• [WHAT THE TASK ASKS]: Using the material below, repeat exactly the lines from the one with "Reproduce this chart with matplotlib." through the one with "x = np.arange(len(meses))", ends included, without any images.

• [RECORD EXTRACTS]:
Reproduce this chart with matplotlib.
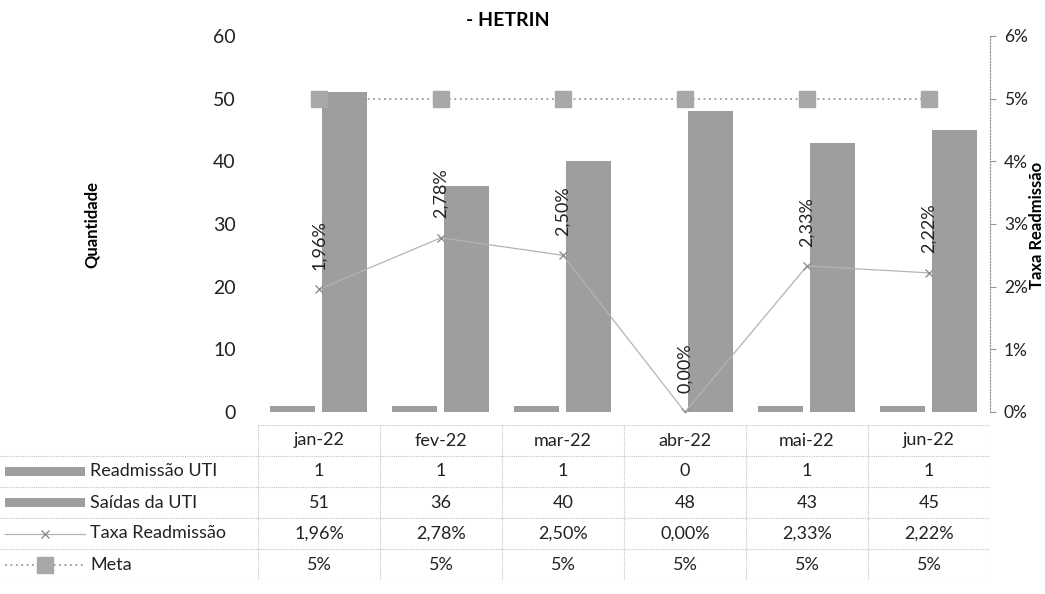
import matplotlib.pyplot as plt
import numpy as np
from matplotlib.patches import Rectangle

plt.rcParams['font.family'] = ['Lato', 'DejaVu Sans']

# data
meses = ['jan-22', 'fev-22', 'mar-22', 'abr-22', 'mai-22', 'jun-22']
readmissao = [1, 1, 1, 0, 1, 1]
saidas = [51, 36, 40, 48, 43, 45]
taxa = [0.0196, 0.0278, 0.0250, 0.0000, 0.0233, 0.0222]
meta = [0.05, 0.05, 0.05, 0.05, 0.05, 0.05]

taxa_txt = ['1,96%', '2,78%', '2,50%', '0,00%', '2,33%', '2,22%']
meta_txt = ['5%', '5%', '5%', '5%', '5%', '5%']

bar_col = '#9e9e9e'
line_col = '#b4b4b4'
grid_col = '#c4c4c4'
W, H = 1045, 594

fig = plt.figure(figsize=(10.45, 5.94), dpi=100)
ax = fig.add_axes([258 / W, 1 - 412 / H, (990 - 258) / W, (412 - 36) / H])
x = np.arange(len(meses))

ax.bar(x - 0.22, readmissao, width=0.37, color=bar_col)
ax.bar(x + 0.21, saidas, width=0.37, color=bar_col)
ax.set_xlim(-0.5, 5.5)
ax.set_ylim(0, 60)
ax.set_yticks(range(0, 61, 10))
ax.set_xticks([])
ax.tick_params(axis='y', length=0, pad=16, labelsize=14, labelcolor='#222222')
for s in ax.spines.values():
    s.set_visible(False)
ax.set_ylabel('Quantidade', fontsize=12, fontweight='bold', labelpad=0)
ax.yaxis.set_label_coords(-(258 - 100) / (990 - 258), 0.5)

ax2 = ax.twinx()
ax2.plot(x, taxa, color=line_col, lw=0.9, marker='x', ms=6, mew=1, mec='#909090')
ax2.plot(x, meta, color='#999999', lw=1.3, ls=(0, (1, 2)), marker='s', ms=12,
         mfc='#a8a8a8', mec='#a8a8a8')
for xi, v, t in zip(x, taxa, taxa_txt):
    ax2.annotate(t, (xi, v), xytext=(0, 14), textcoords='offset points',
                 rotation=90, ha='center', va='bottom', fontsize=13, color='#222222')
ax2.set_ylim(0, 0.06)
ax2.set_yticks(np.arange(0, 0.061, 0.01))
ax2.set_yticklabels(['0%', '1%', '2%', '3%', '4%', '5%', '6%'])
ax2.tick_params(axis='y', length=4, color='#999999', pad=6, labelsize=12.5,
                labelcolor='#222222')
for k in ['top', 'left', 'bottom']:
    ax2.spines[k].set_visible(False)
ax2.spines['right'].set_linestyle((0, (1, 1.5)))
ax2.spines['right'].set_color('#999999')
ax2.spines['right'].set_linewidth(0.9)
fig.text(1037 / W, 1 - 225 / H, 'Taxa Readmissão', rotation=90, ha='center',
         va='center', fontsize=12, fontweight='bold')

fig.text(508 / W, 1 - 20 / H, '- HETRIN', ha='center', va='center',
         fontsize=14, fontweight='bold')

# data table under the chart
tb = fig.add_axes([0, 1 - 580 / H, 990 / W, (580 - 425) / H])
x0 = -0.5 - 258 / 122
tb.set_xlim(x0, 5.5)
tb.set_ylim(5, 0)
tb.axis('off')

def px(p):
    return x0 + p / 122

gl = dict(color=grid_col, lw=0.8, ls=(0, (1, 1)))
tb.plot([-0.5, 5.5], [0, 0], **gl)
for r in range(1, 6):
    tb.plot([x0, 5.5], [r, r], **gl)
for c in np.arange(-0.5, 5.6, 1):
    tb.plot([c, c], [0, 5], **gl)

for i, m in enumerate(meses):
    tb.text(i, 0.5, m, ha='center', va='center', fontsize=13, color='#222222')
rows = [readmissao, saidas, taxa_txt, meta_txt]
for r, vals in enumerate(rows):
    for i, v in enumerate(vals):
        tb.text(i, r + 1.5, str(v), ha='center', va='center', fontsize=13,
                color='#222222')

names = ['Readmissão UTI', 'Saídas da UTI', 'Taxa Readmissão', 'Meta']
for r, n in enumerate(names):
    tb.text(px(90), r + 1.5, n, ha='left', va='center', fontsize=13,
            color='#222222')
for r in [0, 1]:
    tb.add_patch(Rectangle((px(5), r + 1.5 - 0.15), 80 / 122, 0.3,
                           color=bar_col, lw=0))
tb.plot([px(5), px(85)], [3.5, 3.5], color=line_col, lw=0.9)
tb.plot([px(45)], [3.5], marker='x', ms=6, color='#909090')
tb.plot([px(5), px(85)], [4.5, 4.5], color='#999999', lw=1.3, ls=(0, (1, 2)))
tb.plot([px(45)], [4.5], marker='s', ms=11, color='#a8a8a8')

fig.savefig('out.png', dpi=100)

* * *

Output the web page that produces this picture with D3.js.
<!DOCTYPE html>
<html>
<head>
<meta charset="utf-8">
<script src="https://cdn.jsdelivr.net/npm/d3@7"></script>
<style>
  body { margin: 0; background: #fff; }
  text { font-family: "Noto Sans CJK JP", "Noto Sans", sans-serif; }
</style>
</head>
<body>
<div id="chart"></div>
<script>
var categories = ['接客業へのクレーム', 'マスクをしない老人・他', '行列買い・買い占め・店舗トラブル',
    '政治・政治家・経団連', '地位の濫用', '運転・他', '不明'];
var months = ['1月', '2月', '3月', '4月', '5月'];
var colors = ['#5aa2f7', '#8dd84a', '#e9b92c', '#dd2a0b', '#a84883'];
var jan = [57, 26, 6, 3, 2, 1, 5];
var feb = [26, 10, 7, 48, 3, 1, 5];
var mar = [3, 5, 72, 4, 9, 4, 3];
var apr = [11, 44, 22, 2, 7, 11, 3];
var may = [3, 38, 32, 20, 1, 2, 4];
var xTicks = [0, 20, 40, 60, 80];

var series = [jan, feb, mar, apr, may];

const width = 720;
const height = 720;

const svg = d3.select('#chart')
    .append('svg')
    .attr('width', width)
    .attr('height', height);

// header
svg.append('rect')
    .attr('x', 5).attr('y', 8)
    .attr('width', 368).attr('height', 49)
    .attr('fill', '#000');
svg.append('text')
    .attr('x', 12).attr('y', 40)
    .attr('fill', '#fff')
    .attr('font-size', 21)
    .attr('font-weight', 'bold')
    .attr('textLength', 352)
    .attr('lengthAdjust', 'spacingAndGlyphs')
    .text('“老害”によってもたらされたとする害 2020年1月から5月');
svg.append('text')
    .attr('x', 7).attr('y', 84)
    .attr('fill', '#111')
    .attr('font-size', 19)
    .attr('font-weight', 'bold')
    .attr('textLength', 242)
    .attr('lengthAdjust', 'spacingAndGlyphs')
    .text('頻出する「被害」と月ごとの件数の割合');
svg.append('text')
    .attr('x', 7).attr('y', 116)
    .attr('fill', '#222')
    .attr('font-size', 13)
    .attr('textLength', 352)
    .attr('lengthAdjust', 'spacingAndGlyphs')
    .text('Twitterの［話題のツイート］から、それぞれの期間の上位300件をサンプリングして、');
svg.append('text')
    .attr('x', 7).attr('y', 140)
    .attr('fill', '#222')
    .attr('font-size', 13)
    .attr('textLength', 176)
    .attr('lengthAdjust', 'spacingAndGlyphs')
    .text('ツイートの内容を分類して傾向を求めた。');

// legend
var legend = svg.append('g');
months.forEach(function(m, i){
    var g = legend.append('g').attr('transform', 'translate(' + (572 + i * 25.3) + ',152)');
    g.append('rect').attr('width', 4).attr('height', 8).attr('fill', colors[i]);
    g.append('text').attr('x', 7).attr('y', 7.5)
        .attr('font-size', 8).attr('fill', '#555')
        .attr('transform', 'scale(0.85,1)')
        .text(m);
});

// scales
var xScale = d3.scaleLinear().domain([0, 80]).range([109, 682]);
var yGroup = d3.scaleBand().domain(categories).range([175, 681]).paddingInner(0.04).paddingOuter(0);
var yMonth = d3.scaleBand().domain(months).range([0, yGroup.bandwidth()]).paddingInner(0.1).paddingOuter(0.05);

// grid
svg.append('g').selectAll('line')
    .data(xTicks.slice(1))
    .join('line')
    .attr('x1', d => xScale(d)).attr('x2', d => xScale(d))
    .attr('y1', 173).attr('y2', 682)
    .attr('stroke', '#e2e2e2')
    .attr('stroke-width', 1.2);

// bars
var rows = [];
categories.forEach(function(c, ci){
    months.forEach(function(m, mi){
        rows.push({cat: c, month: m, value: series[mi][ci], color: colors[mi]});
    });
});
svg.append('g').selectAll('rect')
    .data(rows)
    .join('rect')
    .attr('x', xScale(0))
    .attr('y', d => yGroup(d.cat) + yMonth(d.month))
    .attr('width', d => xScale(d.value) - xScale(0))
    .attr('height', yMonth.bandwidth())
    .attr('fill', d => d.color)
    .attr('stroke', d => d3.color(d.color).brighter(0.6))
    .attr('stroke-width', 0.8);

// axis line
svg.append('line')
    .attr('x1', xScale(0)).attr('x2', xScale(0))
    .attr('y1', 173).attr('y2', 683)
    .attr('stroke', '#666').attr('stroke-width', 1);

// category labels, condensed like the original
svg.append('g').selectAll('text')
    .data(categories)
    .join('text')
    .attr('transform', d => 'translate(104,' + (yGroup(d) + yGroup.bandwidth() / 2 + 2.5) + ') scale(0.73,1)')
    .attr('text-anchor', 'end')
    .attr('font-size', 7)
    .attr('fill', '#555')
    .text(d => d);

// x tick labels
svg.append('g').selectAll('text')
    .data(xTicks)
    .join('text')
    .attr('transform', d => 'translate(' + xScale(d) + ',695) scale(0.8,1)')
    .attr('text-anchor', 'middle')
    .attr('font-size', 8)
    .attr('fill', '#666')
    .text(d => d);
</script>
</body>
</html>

==

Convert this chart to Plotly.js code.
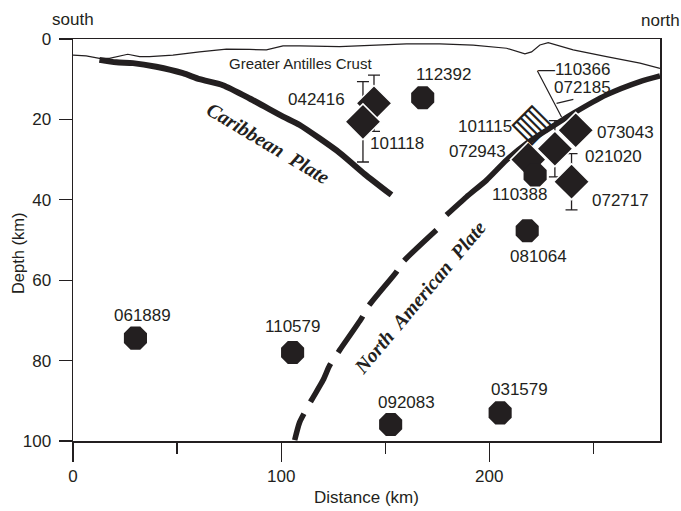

• [ANSWER TO THE TASK]:
Reproduce this chart with matplotlib.
import matplotlib.pyplot as plt
import numpy as np
from matplotlib.patches import Rectangle

plt.rcParams['font.family'] = ['Lato', 'DejaVu Sans']

# data
meses = ['jan-22', 'fev-22', 'mar-22', 'abr-22', 'mai-22', 'jun-22']
readmissao = [1, 1, 1, 0, 1, 1]
saidas = [51, 36, 40, 48, 43, 45]
taxa = [0.0196, 0.0278, 0.0250, 0.0000, 0.0233, 0.0222]
meta = [0.05, 0.05, 0.05, 0.05, 0.05, 0.05]

taxa_txt = ['1,96%', '2,78%', '2,50%', '0,00%', '2,33%', '2,22%']
meta_txt = ['5%', '5%', '5%', '5%', '5%', '5%']

bar_col = '#9e9e9e'
line_col = '#b4b4b4'
grid_col = '#c4c4c4'
W, H = 1045, 594

fig = plt.figure(figsize=(10.45, 5.94), dpi=100)
ax = fig.add_axes([258 / W, 1 - 412 / H, (990 - 258) / W, (412 - 36) / H])
x = np.arange(len(meses))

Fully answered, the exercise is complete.